THE CONVERTING POWER of the word attests its divine origin 1/3


 FOURTH EFFECT.  The word of God hath the power of conversion, which none but God—who is the ‘God of all grace’—can produce.  When John’s disciples came to Christ to be resolved who he was, whether the Messiah or not, Christ neither tells them he was, or was not he; but sends them to take their answer from the marvellous works he did.  ‘Go,’ saith he, ‘and shew John again those things which ye do hear and see; the blind receive their sight, and the lame walk, the lepers are cleansed, and the deaf hear, the dead are raised up, and the poor have the gospel preached to them,’—are gospellized, Matt. 11:4, 5—that is, they are transformed into the very nature of the gospel, and acted by the spirit which breathes in the gospel.  By all these instances Christ’s drift was to give an ocular demonstration of their faith, that he, who did such miracles, could be no other than he whom they sought.  And that which brings up the rear, is the converting power of the word —not set last because the least among them, but rather because it is the greatest wonder of them all, and comprehends in it all the other.  When souls are converted, ‘the blind receive their sight.’  You were ‘darkness,’ but now ‘light in the Lord.’  ‘The lame walk,’ in that the affections—the soul’s feet—are set at liberty, and receive strength to run the ways of God with delight.  Lepers are cleansed, in that filthy lusts are cured, and foul souls are sanctified.  And so of the rest.  Now, though the former miracles cease, yet this, which is the greatest, still accompanying the word, affords such a demonstration of its divinity, as reason itself cannot oppose.  Is it not beyond he skill and strength of the mightiest angel to make the least pile of grass in the field?  Much more the new creature in the heart, the noblest of God’s works.

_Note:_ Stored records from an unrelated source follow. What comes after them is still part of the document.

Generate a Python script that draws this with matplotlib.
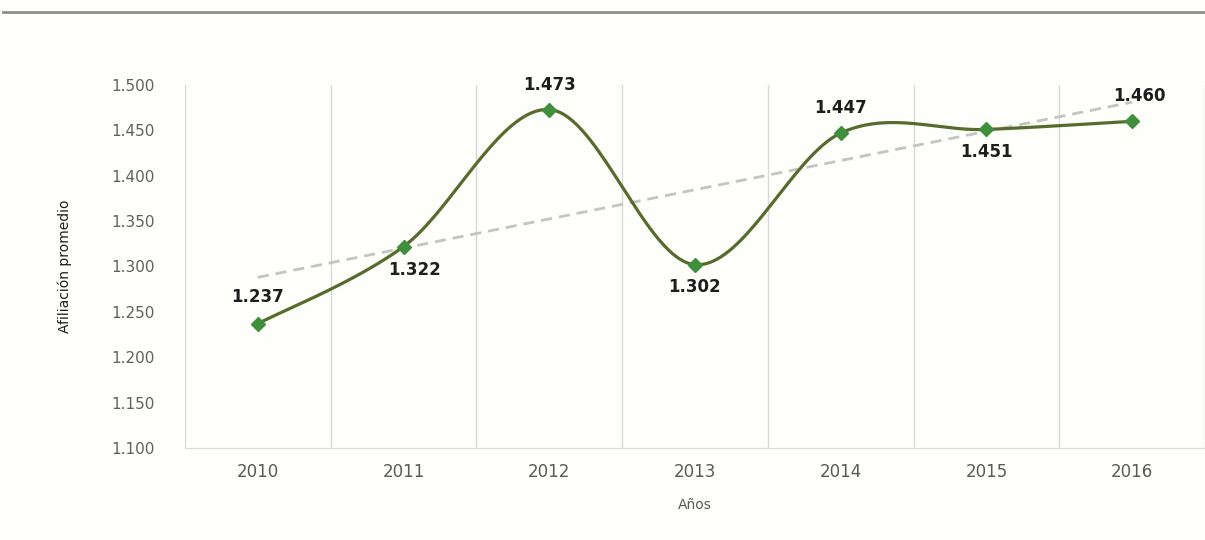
import numpy as np
import matplotlib
matplotlib.use("Agg")
import matplotlib.pyplot as plt

years = ["2010", "2011", "2012", "2013", "2014", "2015", "2016"]
afiliacion = [1.237, 1.322, 1.473, 1.302, 1.447, 1.451, 1.460]
label_text = ["1.237", "1.322", "1.473", "1.302", "1.447", "1.451", "1.460"]
yticks = [1.100, 1.150, 1.200, 1.250, 1.300, 1.350, 1.400, 1.450, 1.500]
ytick_labels = ["1.100", "1.150", "1.200", "1.250", "1.300", "1.350", "1.400", "1.450", "1.500"]

BG = "#fefefa"


def smooth_curve(x, y, n=40):
    # Excel-like smoothed line: Catmull-Rom as cubic Bezier segments
    p = np.column_stack([x, y]).astype(float)
    pts = np.vstack([p[0], p, p[-1]])
    out = []
    for i in range(len(p) - 1):
        p0, p1, p2, p3 = pts[i], pts[i + 1], pts[i + 2], pts[i + 3]
        c1 = p1 + (p2 - p0) / 6
        c2 = p2 - (p3 - p1) / 6
        t = np.linspace(0, 1, n)[:, None]
        seg = ((1 - t) ** 3) * p1 + 3 * ((1 - t) ** 2) * t * c1 + 3 * (1 - t) * t ** 2 * c2 + t ** 3 * p2
        out.append(seg if i == 0 else seg[1:])
    out = np.vstack(out)
    return out[:, 0], out[:, 1]


x = np.arange(len(years))
fig = plt.figure(figsize=(12.05, 5.40), dpi=100)
fig.patch.set_facecolor(BG)

# header rule
fig.add_artist(plt.Line2D([3 / 1205, 1.0], [1 - 12 / 540, 1 - 12 / 540],
                          color="#8c918a", lw=2))

ax = fig.add_axes([185 / 1205, 1 - 448 / 540, 1020 / 1205, 363 / 540])
ax.set_facecolor(BG)

# trend line
k, b = np.polyfit(x, afiliacion, 1)
ax.plot([x[0], x[-1]], [k * x[0] + b, k * x[-1] + b], color="#c4c4c4",
        lw=2, ls=(0, (4, 2.5)), zorder=2)

sx, sy = smooth_curve(x, afiliacion)
ax.plot(sx, sy, color="#566b2c", lw=2.3, zorder=3, solid_capstyle="round")
ax.plot(x, afiliacion, ls="none", marker="D", ms=7.5, color="#3f8f3c",
        markeredgecolor="#3f8f3c", zorder=4)

# data labels: above / below alternating
offsets = [(0, 19), (8, -17), (0, 18), (0, -16), (0, 18), (0, -16), (5, 18)]
for xi, yi, txt, (dx, dy) in zip(x, afiliacion, label_text, offsets):
    ax.annotate(txt, (xi, yi), xytext=(dx, dy), textcoords="offset points",
                ha="center", va="center", fontsize=12, fontweight="bold",
                color="#1e1e1e", zorder=5)

ax.set_xlim(-0.5, len(years) - 0.5)
ax.set_ylim(1.1, 1.5)
ax.set_yticks(yticks)
ax.set_yticklabels(ytick_labels)
ax.set_xticks(x)
ax.set_xticklabels(years)
ax.set_xticks(np.arange(-0.5, len(years), 1.0), minor=True)
ax.grid(which="minor", axis="x", color="#d9d9d9", lw=1)
ax.tick_params(axis="both", which="both", length=0)
ax.tick_params(axis="y", labelsize=11, labelcolor="#606060", pad=22)
ax.tick_params(axis="x", labelsize=12, labelcolor="#595959", pad=11)
for side in ["top", "right"]:
    ax.spines[side].set_visible(False)
ax.spines["left"].set_color("#d9d9d9")
ax.spines["bottom"].set_color("#d9d9d9")

ax.set_xlabel("Años", fontsize=10, color="#595959", labelpad=12)
ax.set_ylabel("Afiliación promedio", fontsize=10, color="#1e1e1e", labelpad=28)

plt.savefig("out.png", dpi=100, facecolor=fig.get_facecolor())
plt.close(fig)
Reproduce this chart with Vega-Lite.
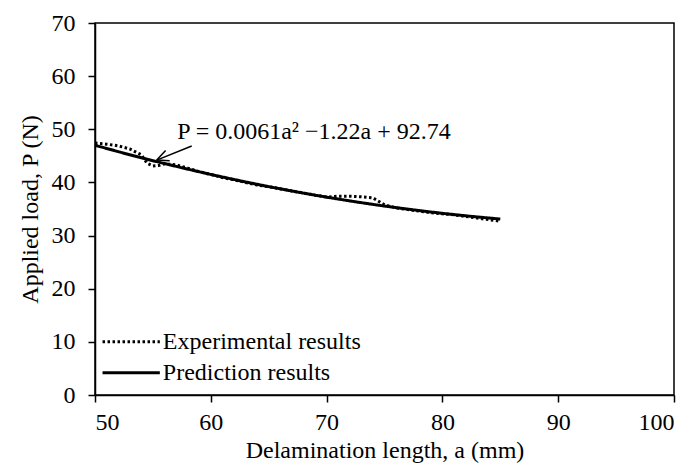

           That therefore which doth thus new mould the heart, and make the creature as unlike to his former self as the lamb is to the wolf, and the ox to the lion —the one meek and harmless, the other fierce and ravenous—that must needs be from God.  And such changes are the daily product of ‘the word.’  How many have you known—once under the power of their lusts, throwing like madmen their firebrands about, possessed with so many devils as sins, and hurried hither and thither by these furies—yet at the hearing of one gospel sermon, have you not seen them quite metamorphosed, and, with him in the gospel, out of whom the devil was cast, sitting at Jesus’ feet in their right mind, bitterly bewailing their former course, and hating their once beloved lusts, more than ever they were fond of them?  I hope some of you that read these lines can say thus much concerning yourselves, as the apostle doth of himself and others of his brethren: ‘We ourselves were also sometimes foolish, disobedient, deceived, serving divers lusts and pleasures,’ &c.  ‘But after that the kindness and love of God our Saviour toward man appeared, he saved us, by the washing of regeneration,’ &c., Titus 3:3, 4.  And can you, who are the very epistle of Christ, writ not with ink, but with the Spirit of the living God, in the fleshly tables of your hearts, stand yet in doubt whether that word came from God, which is thus able to bring you home to God?